[A run of records]

┌──

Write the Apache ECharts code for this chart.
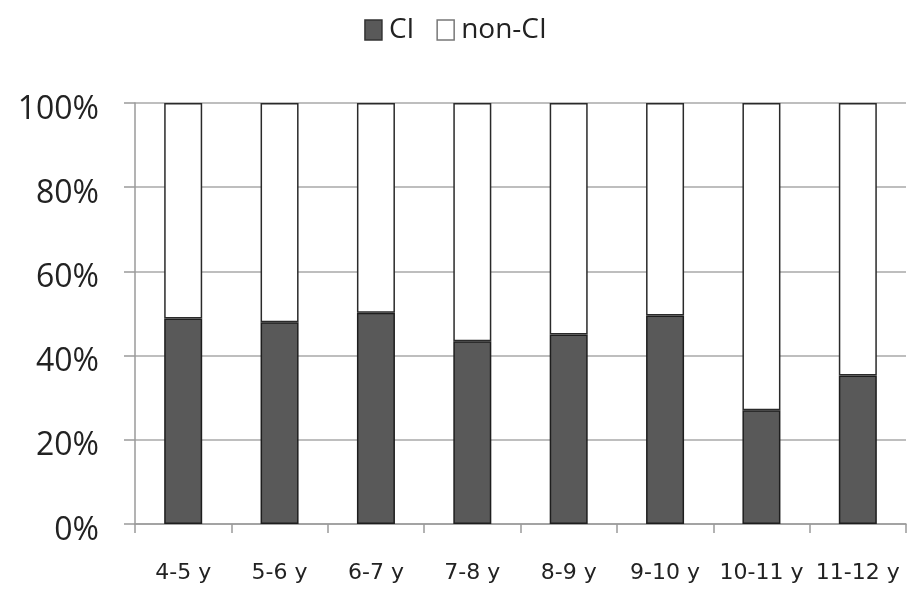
<!DOCTYPE html>
<html>
<head>
<meta charset="utf-8">
<script src="https://cdn.jsdelivr.net/npm/echarts@6/dist/echarts.min.js"></script>
<style>html,body{margin:0;padding:0;background:#fff}#c{width:911px;height:596px}</style>
</head>
<body>
<div id="c"></div>
<script>
const categories = ['4-5 y','5-6 y','6-7 y','7-8 y','8-9 y','9-10 y','10-11 y','11-12 y'];
const ciValues = [48.8, 47.9, 50.2, 43.4, 45.0, 49.5, 27.0, 35.3];
const nonCiValues = ciValues.map(v => +(100 - v).toFixed(1));
const yTicks = [0, 20, 40, 60, 80, 100];

const chart = echarts.init(document.getElementById('c'), null, {renderer:'canvas'});
chart.setOption({
  animation: false,
  backgroundColor: '#fff',
  legend: {
    top: 11, left: 'center', itemGap: 22, itemWidth: 17, itemHeight: 20,
    icon: 'rect',
    textStyle: {fontFamily: 'Open Sans', fontSize: 28, color: '#222', padding: [0, 0, 0, 2]},
    data: [
      {name: 'CI', itemStyle: {color: '#595959', borderColor: '#333', borderWidth: 1.5}},
      {name: 'non-CI', itemStyle: {color: '#fff', borderColor: '#777', borderWidth: 1.5}}
    ]
  },
  grid: {left: 135, right: 5, top: 103, bottom: 72, containLabel: false},
  xAxis: {
    type: 'category', data: categories, boundaryGap: true,
    axisLine: {show: true, lineStyle: {color: '#9a9a9a', width: 1.5}},
    axisTick: {show: true, alignWithLabel: false, length: 9, lineStyle: {color: '#9a9a9a', width: 1.5}},
    axisLabel: {margin: 38, fontFamily: 'DejaVu Sans', fontSize: 22, color: '#222', interval: 0}
  },
  yAxis: {
    type: 'value', min: 0, max: 100, interval: 20,
    axisLine: {show: true, lineStyle: {color: '#9a9a9a', width: 1.5}},
    axisTick: {show: true, length: 11, lineStyle: {color: '#9a9a9a', width: 1.5}},
    splitLine: {show: true, lineStyle: {color: '#a8a8a8', width: 1.5}},
    axisLabel: {
      margin: 36, color: '#222',
      formatter: v => yTicks.includes(v) ? '{a|' + v + '%}' : '',
      rich: {a: {fontFamily: 'Open Sans', fontSize: 32, color: '#222', padding: [13, 0, 0, 0]}}
    }
  },
  series: [
    {name: 'CI', type: 'bar', stack: 's', data: ciValues, barWidth: 38,
     itemStyle: {color: '#595959', borderColor: '#1e1e1e', borderWidth: 1.5}},
    {name: 'non-CI', type: 'bar', stack: 's', data: nonCiValues, barWidth: 38,
     itemStyle: {color: '#ffffff', borderColor: '#2a2a2a', borderWidth: 1.5}}
  ]
});
</script>
</body>
</html>
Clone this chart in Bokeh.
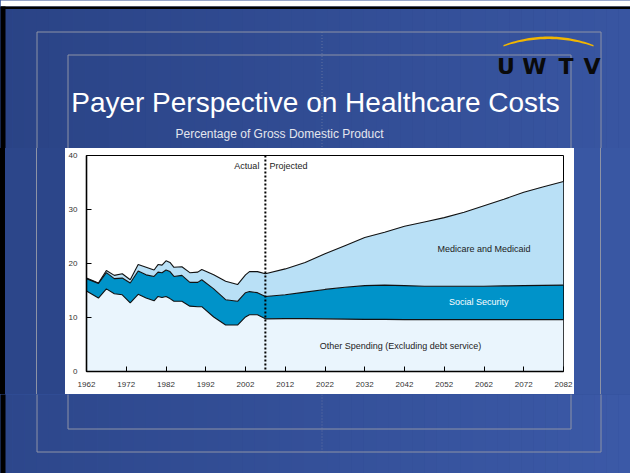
import numpy as np
from bokeh.plotting import figure
from bokeh.layouts import column, row
from bokeh.models import Range1d, ColumnDataSource, Label, Span, FixedTicker, Spacer
from bokeh.core.properties import value
from bokeh.embed import file_html
from bokeh.resources import INLINE

# ---------------- data (percent of GDP) ----------------
years = [1962, 1965, 1967, 1969, 1971, 1973, 1975, 1977, 1979, 1980,
         1981, 1982, 1983, 1984, 1986, 1988, 1990, 1991, 1994, 1997,
         2000, 2002, 2003, 2005, 2007, 2012, 2017, 2022, 2027, 2032,
         2037, 2042, 2047, 2052, 2057, 2062, 2067, 2072, 2077, 2082]
other_spending = [14.9, 13.6, 15.3, 14.4, 14.2, 12.7, 14.3, 13.6, 13.1, 13.9,
                  13.7, 13.9, 13.5, 13.0, 13.0, 12.1, 12.0, 12.0, 10.1, 8.6,
                  8.6, 10.1, 10.5, 10.5, 9.75, 9.8, 9.8, 9.75, 9.7, 9.65,
                  9.65, 9.6, 9.6, 9.6, 9.6, 9.6, 9.6, 9.6, 9.6, 9.6]
social_security = [2.3, 2.7, 3.0, 2.8, 3.1, 3.7, 4.3, 4.3, 4.5, 4.5,
                   4.6, 4.9, 5.0, 4.6, 4.8, 4.4, 4.5, 5.0, 5.2, 4.7,
                   4.4, 4.5, 4.3, 4.1, 4.15, 4.4, 4.9, 5.45, 5.9, 6.25,
                   6.35, 6.3, 6.2, 6.2, 6.2, 6.2, 6.25, 6.3, 6.35, 6.4]
medicare_medicaid = [0.1, 0.1, 0.4, 0.6, 0.8, 0.6, 1.2, 1.4, 1.2, 1.4,
                     1.4, 1.7, 1.7, 1.7, 1.6, 1.8, 1.9, 1.9, 2.6, 3.4,
                     3.1, 3.3, 3.7, 3.9, 4.2, 4.8, 5.5, 6.6, 7.7, 8.9,
                     9.8, 11.0, 11.9, 12.7, 13.7, 14.9, 16.05, 17.3, 18.25, 19.2]
projection_start = 2007
x_ticks = [1962, 1972, 1982, 1992, 2002, 2012, 2022, 2032, 2042, 2052, 2062, 2072, 2082]
y_ticks = [0, 10, 20, 30, 40]

title_text = "Payer Perspective on Healthcare Costs"
subtitle_text = "Percentage of Gross Domestic Product"
logo_letters = ["U", "W", "T", "V"]
series_labels = ["Other Spending (Excluding debt service)", "Social Security", "Medicare and Medicaid"]

# ---------------- geometry (page pixels, y down) ----------------
W, H = 630, 473
PL, PR, PT, PB = 65, 574, 148, 394          # white chart panel
FL, FR, FT, FB = 86, 563, 155, 371          # plot frame
FONT = "Liberation Sans"
GREY = "#8d93a6"
BLUE = "#33509a"

c0 = np.array([42, 67, 133])
c1 = np.array([60, 90, 168])
def shade(x, y=0):
    t = min(max(0.8 * x / W + 0.2 * y / H, 0), 1)
    r, g, b = (c0 + (c1 - c0) * t).astype(int)
    return "#%02x%02x%02x" % (r, g, b)

def deco(x0, x1, y0, y1):
    f = figure(width=int(x1 - x0), height=int(y1 - y0),
               x_range=Range1d(x0, x1), y_range=Range1d(y1, y0),
               output_backend="svg", toolbar_location=None,
               x_axis_type=None, y_axis_type=None, min_border=0,
               styles={"background-color": BLUE})
    f.outline_line_color = None
    f.background_fill_color = shade((x0 + x1) / 2, (y0 + y1) / 2)
    f.border_fill_color = f.background_fill_color
    n = max(1, int((x1 - x0) / 12))
    e = np.linspace(x0, x1, n + 1)
    f.quad(left=e[:-1], right=e[1:], top=y0 - 1, bottom=y1 + 1,
           fill_color=[shade((e[i] + e[i + 1]) / 2, (y0 + y1) / 2) for i in range(n)],
           line_color=None)
    return f

def segs(f, x0s, y0s, x1s, y1s, **kw):
    f.segment(x0=x0s, y0=y0s, x1=x1s, y1=y1s, **kw)

# ---- top band ----
top = deco(0, W, 0, PT)
top.quad(left=[0, 0], right=[W, W], top=[-1, 6], bottom=[6, 8.5],
         fill_color=["white", "black"], line_color=None)
top.quad(left=[-1], right=[5], top=[6], bottom=[PT + 1], fill_color="black", line_color=None)
segs(top, [36.5, 36.5, 600.5, 67.5, 67.5, 570.5],
          [31.5, 31.5, 31.5, 54.5, 54.5, 54.5],
          [600.5, 36.5, 600.5, 570.5, 67.5, 570.5],
          [31.5, PT + 1, PT + 1, 54.5, PT + 1, PT + 1], line_color=GREY, line_width=1)
top.segment(x0=[321.5], y0=[31.5], x1=[321.5], y1=[PT], line_color="#7f88a8",
            line_alpha=0.6, line_dash="1 2", line_width=1)
ax_ = np.linspace(503, 593, 40)
u = (ax_ - 548) / 45
arc_top = 36 + 8.5 * u ** 2
arc_bot = arc_top + 2.6 - 1.2 * u ** 2
top.patch(list(ax_) + list(ax_[::-1]), list(arc_top) + list(arc_bot[::-1]),
          fill_color="#F2B600", line_color=None)
top.text(x=[505.5, 534, 565.5, 591.5], y=[66] * 4, text=logo_letters,
         text_font=value("DejaVu Sans"), text_font_style="bold",
         text_font_size="22px", text_color="#0a0a0a",
         text_align="center", text_baseline="alphabetic")
top.text(x=[70.7], y=[101.7], text=[title_text], text_font=value(FONT),
         text_font_size="28px", text_color="white",
         text_align="left", text_baseline="alphabetic")
top.text(x=[175], y=[133.3], text=[subtitle_text], text_font=value(FONT),
         text_font_size="12px", text_color="#e4e6ee",
         text_align="left", text_baseline="middle")

# ---- side strips (plain blocks, no plot frame) ----
cl = shade(PL / 2, (PT + PB) / 2)
cr = shade((PR + W) / 2, (PT + PB) / 2)
left = Spacer(width=PL, height=PB - PT, styles={
    "background": f"linear-gradient(to right, #000 0px, #000 5px, {cl} 5px, {cl} 36px, "
                  f"{GREY} 36px, {GREY} 37px, {cl} 37px, {cl} 100%)"})
right = Spacer(width=W - PR, height=PB - PT, styles={
    "background": f"linear-gradient(to right, {cr} 0px, {cr} 26px, {GREY} 26px, "
                  f"{GREY} 27px, {cr} 27px, {cr} 100%)"})

# ---- bottom band ----
bottom = deco(0, W, PB, H)
bottom.quad(left=[-1], right=[5], top=[PB - 1], bottom=[H + 1], fill_color="black", line_color=None)
segs(bottom, [36.5, 600.5, 36.5, 67.5, 570.5, 67.5],
             [PB - 1, PB - 1, 451.5, PB - 1, PB - 1, 428.5],
             [36.5, 600.5, 600.5, 67.5, 570.5, 570.5],
             [451.5, 451.5, 451.5, 428.5, 428.5, 428.5],
     line_color=GREY, line_width=1)
bottom.segment(x0=[321.5], y0=[PB], x1=[321.5], y1=[451.5], line_color="#7f88a8",
               line_alpha=0.6, line_dash="1 2", line_width=1)

# ---- chart ----
cw, ch = PR - PL, PB - PT
p = figure(width=cw, height=ch, output_backend="svg", toolbar_location=None,
           x_range=Range1d(1962, 2082), y_range=Range1d(0, 40),
           min_border_left=FL - PL, min_border_right=PR - FR,
           min_border_top=FT - PT, min_border_bottom=PB - FB,
           styles={"background-color": "white"})
p.border_fill_color = "white"
p.background_fill_color = "white"
p.outline_line_color = "black"
p.outline_line_width = 1
p.grid.visible = False

src = ColumnDataSource(dict(year=years, other=other_spending,
                            ss=social_security, med=medicare_medicaid))
stack = ["other", "ss", "med"]
p.varea_stack(stack, x="year", source=src,
              color=["#EAF5FD", "#0093C9", "#B9E0F6"])
p.vline_stack(stack, x="year", source=src, color="#111111", line_width=1.1)

p.add_layout(Span(location=projection_start, dimension="height",
                  line_color="black", line_width=2, line_dash="2 2"))

for a in (p.xaxis[0], p.yaxis[0]):
    a.axis_line_color = "black"
    a.axis_line_width = 1.6
    a.major_tick_in = 5
    a.major_tick_out = 0
    a.major_tick_line_color = "black"
    a.minor_tick_line_color = None
    a.major_label_text_font = FONT
    a.major_label_text_font_size = "8px"
    a.major_label_text_color = "#333333"
p.xaxis.ticker = FixedTicker(ticks=x_ticks)
p.yaxis.ticker = FixedTicker(ticks=y_ticks)
p.yaxis.major_label_standoff = 9
p.xaxis.major_label_standoff = 10

def dlabel(x, y, text, color="#222222", align="center", xoff=0):
    p.add_layout(Label(x=x, y=y, text=text, text_font=FONT,
                       text_font_size="9px", text_color=color,
                       text_align=align, text_baseline="middle", x_offset=xoff))

dlabel(projection_start, 38.1, "Actual", align="right", xoff=-6)
dlabel(projection_start, 38.1, "Projected", align="left", xoff=4)
dlabel(2062, 22.6, series_labels[2])
dlabel(2060.7, 12.8, series_labels[1], color="white")
dlabel(2041, 4.7, series_labels[0])

middle = row(left, p, right, spacing=0, styles={"background-color": BLUE})
layout = column(top, middle, bottom, spacing=0, styles={"background-color": BLUE})
open("out.html", "w").write(file_html(layout, INLINE))
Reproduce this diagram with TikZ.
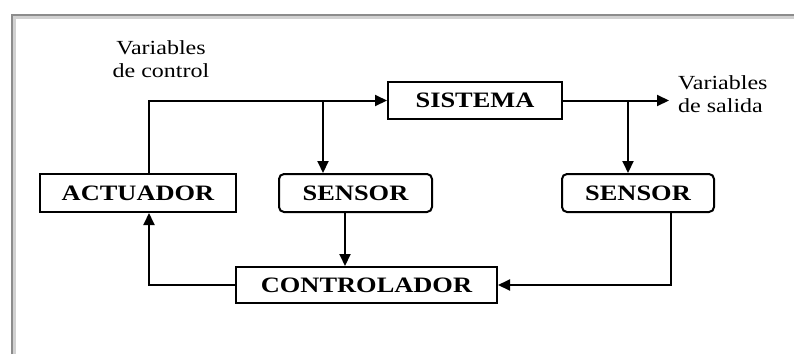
\documentclass[tikz,border=0pt]{standalone}
\usepackage{fontspec}
\setmainfont{Liberation Serif}[FakeStretch=1.2]
\usetikzlibrary{arrows.meta}
\begin{document}
\begin{tikzpicture}[x=1pt,y=-1pt,
  conn/.style={line width=2pt},
  arr/.style={conn,-{Triangle[length=12pt,width=11pt]}},
  blk/.style={draw,line width=2pt,inner sep=0pt,font=\fontsize{22}{24}\selectfont\bfseries},
  rblk/.style={blk,rounded corners=5pt},
  lbl/.style={inner sep=0pt,font=\fontsize{20}{23}\selectfont}]
\useasboundingbox (0,0) rectangle (794,354);
\fill[white] (0,0) rectangle (794,354);
% frame
\draw[line width=5pt,black!18] (13,354) -- (13,16) -- (794,16);
\draw[line width=2pt,black!45] (12,354) -- (12,15) -- (794,15);
% blocks
\node[blk,minimum width=174pt,minimum height=37pt] (sis) at (475,100.5) {SISTEMA};
\node[blk,minimum width=196pt,minimum height=38pt] (act) at (138,193) {ACTUADOR};
\node[rblk,minimum width=153pt,minimum height=38pt] (sen1) at (355.5,193) {SENSOR};
\node[rblk,minimum width=152pt,minimum height=38pt] (sen2) at (638,193) {SENSOR};
\node[blk,minimum width=261pt,minimum height=36pt] (ctrl) at (366.5,285) {CONTROLADOR};
% labels
\node[lbl,align=center] (vc) at (161,59) {Variables\\de control};
\node[lbl,align=left,anchor=west] (vs) at (678,94) {Variables\\de salida};
% coordinates
\coordinate (c1) at (149,100.5);
\coordinate (b1) at (323,100.5);
\coordinate (b2) at (628,100.5);
\coordinate (out) at (669,100.5);
\coordinate (c2) at (149,285);
\coordinate (c3) at (671,285);
% connectors
\draw[arr] (act.north -| c1) -- (c1) -- (sis.west);
\draw[arr] (b1) -- (b1 |- sen1.north);
\draw[arr] (sis.east) -- (out);
\draw[arr] (b2) -- (b2 |- sen2.north);
\draw[arr] (sen1.south -| 345,0) -- (ctrl.north -| 345,0);
\draw[arr] (ctrl.west) -- (c2) -- (act.south -| c2);
\draw[arr] (sen2.south -| c3) -- (c3) -- (ctrl.east);
\end{tikzpicture}
\end{document}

└──

- GIVEN TASK: Write out again, exactly, the lines from the start of the listing up to the line containing "const yTicks = [0, 20, 40, 60, 80, 100];", with both ends and without pictures.

- SOLUTION TO THIS TASK:
Write the Apache ECharts code for this chart.
<!DOCTYPE html>
<html>
<head>
<meta charset="utf-8">
<script src="https://cdn.jsdelivr.net/npm/echarts@6/dist/echarts.min.js"></script>
<style>html,body{margin:0;padding:0;background:#fff}#c{width:911px;height:596px}</style>
</head>
<body>
<div id="c"></div>
<script>
const categories = ['4-5 y','5-6 y','6-7 y','7-8 y','8-9 y','9-10 y','10-11 y','11-12 y'];
const ciValues = [48.8, 47.9, 50.2, 43.4, 45.0, 49.5, 27.0, 35.3];
const nonCiValues = ciValues.map(v => +(100 - v).toFixed(1));
const yTicks = [0, 20, 40, 60, 80, 100];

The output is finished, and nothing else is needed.